И всё равно, достойной смены из такого материала, пожалуй, не выйдет…
Тонкий сдавленный голосок прервал его мысли:
— Раньше у меня был другой сосед. — Юй набрал в истерзанные легкие побольше воздуха. Рассказывал правду: — Когда мы жили вместе, он был праведен. Соблюдал почти все нормы Устава. Разве что любил украшать жилье…
Юй поежился, когда заметил брезгливо-пренебрежительное выражение на лице Янлина. Да, что это он?.. Глава Стражи ясно дал понять, что желает знать о гораздо более тяжелых провинностях. Юй поспешно продолжил:
— А когда он получил отдельные апартаменты, то стал принимать у себя… других служителей. Кажется, даже по ночам. В последнее время, говорят, к нему особенно часто заходят двое.
***
Лежать в обнимку. Слушать стук сердец. И пение ранних птиц, вплетающееся в предутреннюю дымку.

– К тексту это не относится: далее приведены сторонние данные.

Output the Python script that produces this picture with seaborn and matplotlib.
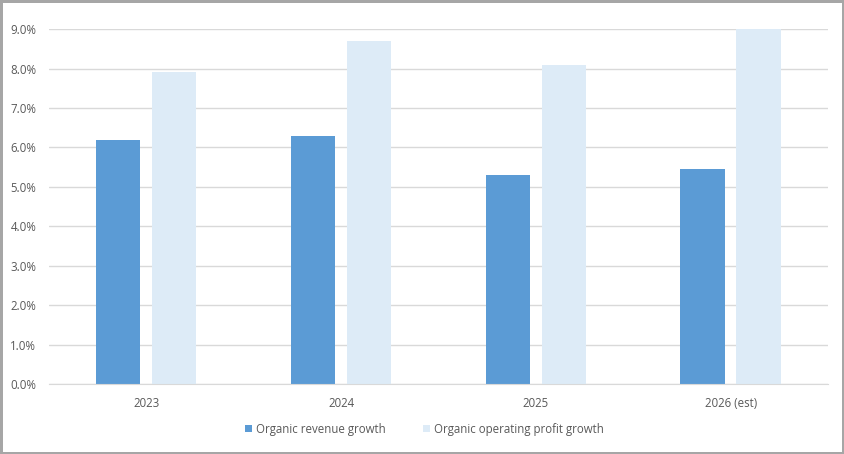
import matplotlib
matplotlib.use("Agg")
import matplotlib.pyplot as plt
import seaborn as sns
import pandas as pd
from matplotlib.ticker import FuncFormatter

# ── data ─────────────────────────────────────────────
years = ["2023", "2024", "2025", "2026 (est)"]
revenue_growth = [6.2, 6.3, 5.3, 5.45]
profit_growth = [7.9, 8.7, 8.1, 9.0]
series_names = ["Organic revenue growth", "Organic operating profit growth"]

df = pd.DataFrame({
    "year": years * 2,
    "value": revenue_growth + profit_growth,
    "series": [series_names[0]] * len(years) + [series_names[1]] * len(years),
})

sns.set_style("white")
plt.rcParams["font.family"] = ["Open Sans", "DejaVu Sans"]

fig = plt.figure(figsize=(8.44, 4.54), dpi=100, edgecolor="#a6a6a6", linewidth=2.5)
ax = fig.add_axes([0.058, 0.154, 0.923, 0.782])

sns.barplot(data=df, x="year", y="value", hue="series",
            palette=["#5b9bd5", "#ddebf7"], width=0.575, gap=0.21,
            saturation=1, linewidth=0, ax=ax, legend=True)

ax.set_ylim(0, 9)
ax.set_xlim(-0.5, 3.5)
ax.set_yticks(range(0, 10))
ax.yaxis.set_major_formatter(FuncFormatter(lambda v, _: f"{v:.1f}%"))
ax.grid(axis="y", color="#d9d9d9", linewidth=1)
ax.set_axisbelow(True)
for s in ["top", "right", "left"]:
    ax.spines[s].set_visible(False)
ax.spines["bottom"].set_color("#d9d9d9")
ax.tick_params(axis="both", length=0, labelsize=8.3, colors="#595959")
ax.tick_params(axis="x", pad=9)
ax.tick_params(axis="y", pad=9)
ax.set_xlabel("")
ax.set_ylabel("")

ax.legend(loc="upper center", bbox_to_anchor=(0.482, -0.08), ncol=2, frameon=False,
          fontsize=8.3, handlelength=0.6, handleheight=0.6, handletextpad=0.3,
          columnspacing=3.3, labelcolor="#595959")

fig.savefig("out.png", dpi=100)
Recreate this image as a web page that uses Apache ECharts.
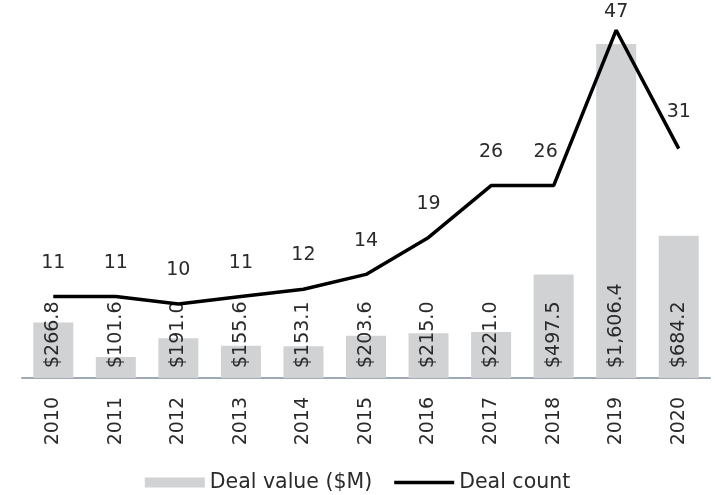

Всё ещё немного смешанно: звуки, краски, запахи… Сладость жасмина победила резкий сандал. Синева балдахина проявляется из бесцветного мрака.
Уснуть нельзя. Скоро нужно будет ускользать. Через окно, крышами, задними дворами. Не становиться же легкой добычей патрулю! А уже почти рассвело…
Цао заботился не о своей безопасности. Плевать он на неё хотел! Цао только хотел бы продлить эту игру. А ещё больше — вообще никогда не покидать его объятий!
Тан не заботился о своей безопасности. В ней он был уверен. Тан только хотел бы, чтобы этот несносный шальной вихрь был всегда. И хотя бы изредка — вот так, полностью — рядом.